Either way, you should check the soil, and check the weight of your pots or check with your finger before and after you water them to get a sense of what “dry” and “damp” feel like. If the soil is dry half-way down the pot or if the pot is very light, it’s time to water most plants. Make sure you use room temperature water to avoid shocking the plants. At this time of year, you should be able to cut back on how much water you give each plant by approximately 25%. 

Obviously, this varies based on the type of plant. Cacti may not need watering for a few months, but ferns still need more consistent soil moisture and higher humidity.

 

Should I Still Fertilize in Winter?

No need to fertilize now; your plants are resting. You resume fertilizing in spring when they start growing again.

 

Pruning in Winter

Sometimes plants get “leggy” with the shorter days. To remedy this, you can pinch them back to encourage bushier growth around the stem. Growth will be much slower, so if you pinch them back don’t expect them to fill out quickly. They may wait until spring to start filling out substantially.

 

Cleaning Your Plants

Yep, your plants will benefit from cleaning. When we turn our furnaces in winter, it can stir up a lot of dust that’s been resting in our homes. This often settles on the leaves of our houseplants, and this can affect their ability to photosynthesize and transpire. Since they are already dealing with less light, we can help them out by wiping that dust off.

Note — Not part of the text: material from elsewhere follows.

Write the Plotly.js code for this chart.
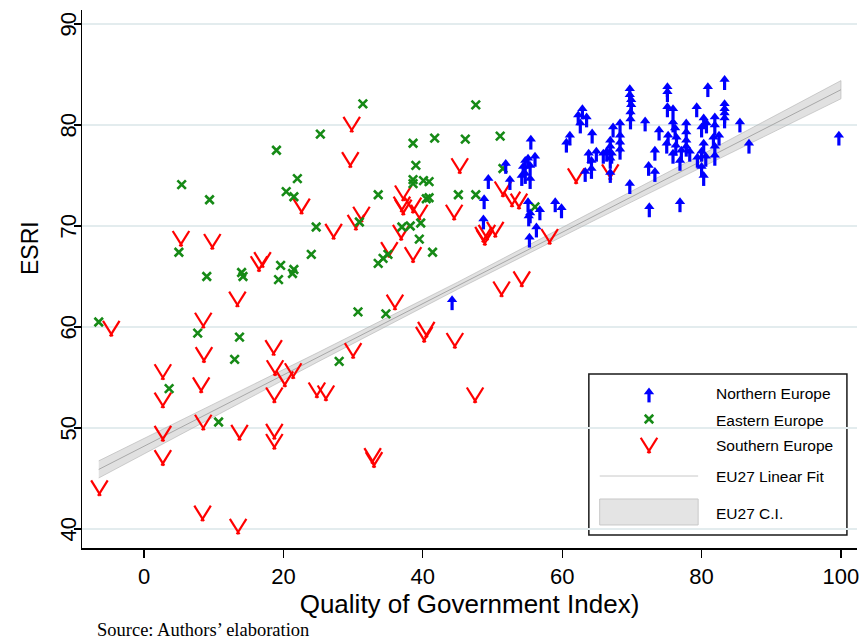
<!DOCTYPE html>
<html>
<head>
<meta charset="utf-8">
<script src="https://cdn.plot.ly/plotly-3.0.1.min.js"></script>
<style>
html,body{margin:0;padding:0;background:#fff;}
#chart{width:867px;height:643px;}
#err{position:absolute;left:100px;top:100px;color:#900;font:12px monospace;white-space:pre-wrap;width:600px;}
</style>
</head>
<body>
<div id="chart"></div>
<div id="err"></div>
<script>
window.onerror = function(m, s, l, c, e){ document.getElementById('err').textContent += 'ERR: ' + m + ' ' + (e && e.stack ? e.stack : '') + '\n'; };
// Northern Europe (blue arrows)
var northX = [44.2,48.7,48.8,49.4,51.9,52.5,54.2,54.4,54.7,54.7,55.1,55.4,55.4,56.1,55.5,55.1,55.4,55.2,56.8,59.0,59.9,56.3,55.3,
  60.6,61.1,62.9,62.3,63.5,62.6,64.3,63.8,64.2,64.9,65.9,63.3,64.2,66.4,66.9,67.1,66.9,66.9,66.9,67.3,68.3,68.3,68.3,68.3,
  69.7,69.7,69.9,69.9,69.8,69.8,69.7,71.9,72.4,73.3,72.5,73.3,73.9,75.1,75.1,75.1,75.9,75.9,76.2,75.2,75.0,76.4,76.3,75.9,
  77.1,76.9,78.3,77.8,77.8,77.8,77.8,79.3,80.3,80.0,80.7,81.9,81.9,81.7,82.5,80.3,80.0,80.6,79.4,81.9,81.9,80.0,80.3,76.9,
  80.9,83.3,83.3,83.3,83.3,83.3,85.5,86.8,99.7];
var northY = [62.7,70.7,72.7,74.7,76.2,74.6,75.0,75.9,76.5,75.2,76.7,76.0,74.7,76.9,78.6,72.4,71.3,71.0,71.6,72.4,71.8,69.9,68.9,
  78.3,79.0,81.6,81.0,80.8,80.2,79.2,77.2,76.5,77.4,77.2,75.4,75.7,77.4,77.9,77.2,78.5,76.7,75.3,79.8,80.2,79.0,78.3,77.6,
  83.6,83.0,82.5,82.0,81.3,80.6,74.2,80.4,76.0,75.4,71.9,77.5,79.5,83.8,83.3,81.8,81.6,80.3,79.7,79.0,78.2,78.8,78.0,77.2,
  77.5,76.5,77.4,80.2,79.3,78.5,77.9,81.8,80.7,79.8,80.2,80.8,80.0,78.8,79.0,78.2,77.4,76.9,76.8,77.9,77.0,75.9,75.0,72.4,
  83.8,84.5,82.1,81.6,81.2,80.7,80.3,78.2,79.0];

// Eastern Europe (green crosses)
var eastX = [-6.5,3.6,5.0,5.4,7.7,9.0,9.4,10.7,13.0,13.7,14.0,14.2,19.0,19.3,19.6,20.4,21.3,21.5,21.5,22.0,24.0,24.7,25.3,
  28.0,30.7,30.9,31.4,33.6,33.6,34.3,34.7,35.0,37.0,38.2,38.6,38.6,38.6,39.0,39.5,39.7,40.1,40.5,40.9,40.9,41.4,41.7,
  45.1,46.1,47.6,47.6,51.1,51.5,56.1];
var eastY = [60.5,53.9,67.4,74.1,59.4,65.0,72.6,50.6,56.8,59.0,65.4,65.0,77.5,64.7,66.1,73.4,65.3,65.7,72.9,74.7,67.2,69.9,79.1,
  56.6,61.5,70.4,82.1,66.3,73.1,66.8,61.3,67.2,69.9,70.0,78.2,74.6,74.2,76.0,68.7,70.3,74.5,72.7,74.4,72.8,67.4,78.7,
  73.1,78.6,82.0,73.1,78.9,75.7,71.9];

// Southern Europe (red V; values at the V's point)
var southX = [-6.4,-4.7,2.7,2.7,2.7,2.7,5.3,8.2,8.4,8.5,8.6,8.5,9.8,13.4,13.5,13.7,16.5,17.0,18.6,18.8,18.7,18.7,18.7,
  20.2,21.4,22.6,24.8,26.1,27.2,29.6,29.8,30.0,30.4,31.2,32.8,33.0,35.2,36.0,36.9,37.0,37.2,37.2,38.6,38.6,39.5,40.2,40.5,
  44.5,44.6,45.3,47.5,48.7,48.9,49.2,50.4,51.3,51.5,52.8,53.8,54.2,58.2,62.0,66.9];
var southY = [43.5,59.3,55.0,52.2,48.9,46.5,68.2,53.7,41.0,60.1,56.7,50.0,67.9,62.2,39.7,49.0,65.7,66.1,57.4,55.4,52.7,49.1,48.1,
  54.3,55.1,71.4,53.2,52.9,68.9,76.0,79.5,57.1,69.8,70.6,46.7,46.3,67.1,61.9,68.8,71.6,71.3,72.7,71.5,66.6,70.8,58.7,59.2,
  70.8,58.1,75.4,52.7,68.6,68.3,68.8,69.1,63.2,73.1,72.1,71.9,64.2,68.4,74.4,74.8];

// EU27 linear fit and confidence interval
var fitX = [-6.5, 100];
var fitY = [45.9, 83.5];
var ciX = [-6.5, 10, 25, 45, 65, 80, 100];
var ciLow = [45.05, 51.10, 56.57, 63.74, 70.69, 75.81, 82.60];
var ciHigh = [46.75, 52.36, 57.49, 64.44, 71.61, 77.07, 84.40];

// Axis ticks and legend labels
var xTicks = [0, 20, 40, 60, 80, 100];
var yTicks = [40, 50, 60, 70, 80, 90];
var legendLabels = ['Northern Europe', 'Eastern Europe', 'Southern Europe', 'EU27 Linear Fit', 'EU27 C.I.'];

var BLUE = '#0000ff', GREEN = '#168a16', RED = '#ff0000';

function arrowTraces(xs, ys, xa, ya) {
  return [
    {type:'scatter', mode:'markers', x:xs, y:ys, xaxis:xa, yaxis:ya, showlegend:false, hoverinfo:'skip',
     marker:{symbol:'line-ns', size:7, standoff:5.5, color:BLUE, line:{color:BLUE, width:3.2}}},
    {type:'scatter', mode:'markers', x:xs, y:ys, xaxis:xa, yaxis:ya, showlegend:false, hoverinfo:'skip',
     marker:{symbol:'triangle-up', size:9, color:BLUE, line:{width:0}}}
  ];
}
function crossTrace(xs, ys, xa, ya) {
  return {type:'scatter', mode:'markers', x:xs, y:ys, xaxis:xa, yaxis:ya, showlegend:false, hoverinfo:'skip',
    marker:{symbol:'x-thin', size:8.5, color:GREEN, line:{color:GREEN, width:2.6}}};
}
function vTraces(xs, ys, xa, ya) {
  return [148, 212].map(function(a){
    return {type:'scatter', mode:'markers', x:xs, y:ys, xaxis:xa, yaxis:ya, showlegend:false, hoverinfo:'skip',
      marker:{symbol:'line-ns', size:13, standoff:6.5, angle:a, color:RED, line:{color:RED, width:2.2}}};
  });
}

var traces = [];
// CI band and fit line behind the markers
var bandX = ciX.concat(ciX.slice().reverse());
var bandY = ciHigh.concat(ciLow.slice().reverse());
traces.push({type:'scatter', mode:'lines', x:bandX, y:bandY, fill:'toself', showlegend:false, hoverinfo:'skip',
  fillcolor:'rgba(200,200,200,0.55)', line:{color:'rgba(175,175,175,0.7)', width:0.8}});
traces.push({type:'scatter', mode:'lines', x:fitX, y:fitY, showlegend:false, hoverinfo:'skip',
  line:{color:'#a8a8a8', width:1}});

traces = traces.concat(vTraces(southX, southY, 'x', 'y'));
traces.push(crossTrace(eastX, eastY, 'x', 'y'));
traces = traces.concat(arrowTraces(northX, northY, 'x', 'y'));

// legend markers on a hidden axis pair
traces = traces.concat(arrowTraces([567], [382], 'x2', 'y2'));
traces.push(crossTrace([567], [409], 'x2', 'y2'));
traces = traces.concat(vTraces([567], [441], 'x2', 'y2'));

var FONT = 'Liberation Sans, Arial, sans-serif';
var legY = [0.2881, 0.2379, 0.1896, 0.132, 0.065];
var annotations = legendLabels.map(function(t, i){
  return {text:t, xref:'paper', yref:'paper', x:0.8155, y:legY[i], xanchor:'left', yanchor:'middle',
    showarrow:false, font:{family:FONT, size:15.5, color:'#000'}};
});
annotations.push({text:'Source: Authors\u2019 elaboration', xref:'paper', yref:'paper', x:0.0168, y:-0.152,
  xanchor:'left', yanchor:'middle', showarrow:false, font:{family:'Liberation Serif, Times New Roman, serif', size:18.5, color:'#000'}});
annotations.push({text:'ESRI', xref:'paper', yref:'paper', x:-0.0671, y:0.5576, xanchor:'center', yanchor:'middle',
  textangle:-90, showarrow:false, font:{family:FONT, size:23, color:'#000'}});
// y tick labels (rotated, close to the ticks)
yTicks.forEach(function(v){
  annotations.push({text:String(v), xref:'paper', yref:'y', x:-0.0175, y:v, xanchor:'center', yanchor:'middle',
    textangle:-90, showarrow:false, font:{family:FONT, size:22, color:'#000'}});
});

var shapes = [
  {type:'rect', xref:'paper', yref:'paper', x0:0.654, x1:0.987, y0:0.0242, y1:0.3234,
   line:{color:'#1a1a1a', width:1.5}, fillcolor:'#ffffff', layer:'between'},
  {type:'line', xref:'paper', yref:'paper', x0:0.668, x1:0.795, y0:0.1338, y1:0.1338,
   line:{color:'#c8c8c8', width:1}, layer:'between'},
  {type:'rect', xref:'paper', yref:'paper', x0:0.668, x1:0.795, y0:0.0428, y1:0.0911,
   line:{color:'#c8c8c8', width:1}, fillcolor:'#e4e4e4', layer:'between'}
];

var layout = {
  width:867, height:643,
  margin:{l:82, r:10, t:10, b:95},
  paper_bgcolor:'#fff', plot_bgcolor:'rgba(0,0,0,0)',
  showlegend:false,
  font:{family:FONT, color:'#000'},
  xaxis:{range:[-8.9, 102.3], tickmode:'array', tickvals:xTicks, ticks:'outside', ticklen:8,
    tickwidth:1.2, tickcolor:'#000', showgrid:false, zeroline:false, showline:true, linecolor:'#000', linewidth:1.5,
    tickfont:{family:FONT, size:22}, title:{text:'Quality of Government Index)', font:{family:FONT, size:26}, standoff:4}},
  yaxis:{range:[38.12, 91.39], tickmode:'array', tickvals:yTicks, ticks:'outside', ticklen:7,
    tickwidth:1.2, tickcolor:'#000', showticklabels:false, showgrid:true, gridcolor:'#e3ecee', gridwidth:2, zeroline:false,
    showline:true, linecolor:'#000', linewidth:1.5},
  xaxis2:{domain:[0,1], anchor:'y2', range:[0,775], visible:false, fixedrange:true},
  yaxis2:{domain:[0,1], anchor:'x2', range:[538,0], visible:false, fixedrange:true},
  annotations:annotations,
  shapes:shapes
};

Plotly.newPlot('chart', traces, layout, {staticPlot:true, displayModeBar:false}).catch(function(e){
  document.getElementById('err').textContent += 'PROMISE: ' + e + '\n' + (e && e.stack);
});
</script>
</body>
</html>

There are two ways you can wash your plants.

    1. Pop them in the shower, and give them a gentle rinse with the showerhead. Make sure the water is as close to room temperature as you can get. Too cold will shock them, and too warm will burn them. This is probably the best option for plants with lots of smaller leaves, like figs or ficus.
    2. Wipe each leaf clean with a damp sponge or cloth. This option will work better for plants that are too large to move, or that have large wide leaves like rubber plants, snake plants, and ZZ plants. 


After your initial cleaning, you can give your plants a swipe with a soft duster every week or two through the winter to keep them tidy. 

Whatever you do, DO NOT wash your African violets! Water on their leaves will harm them more than it will help them.  You can use a gentle brush, like a mushroom brush or a baby hairbrush, to gently brush dust or dirt off the leaves. This holds true for any plant with fuzzy leaves.

 

Should I Repot in Winter? 

It may seem like repotting your plant would be helpful, but in reality, repotting can be stressful for your plants. Most plants prefer to be a little bit rootbound, so they’ll be fine through the winter. It’s better to repot in spring when they start to grow again. When you do, only go up by one-pot size (1 to 2 inches).

Remember, if you’ve got a struggling houseplant and you’re not sure what’s going on, take a few photos and come have a chat with our staff at one of our garden centers in Lothian, Alexandria, or Belle Haven (April thru December). We’ll do our best to help you figure out what’s wrong, and give you advice on how to save it or avoid the problem in the future. In most cases, the winter doldrums will pass for your plants—just follow this guide, monitor their water, give them more light, and by springtime, you’ll be surprised by how quickly your plants bounce back!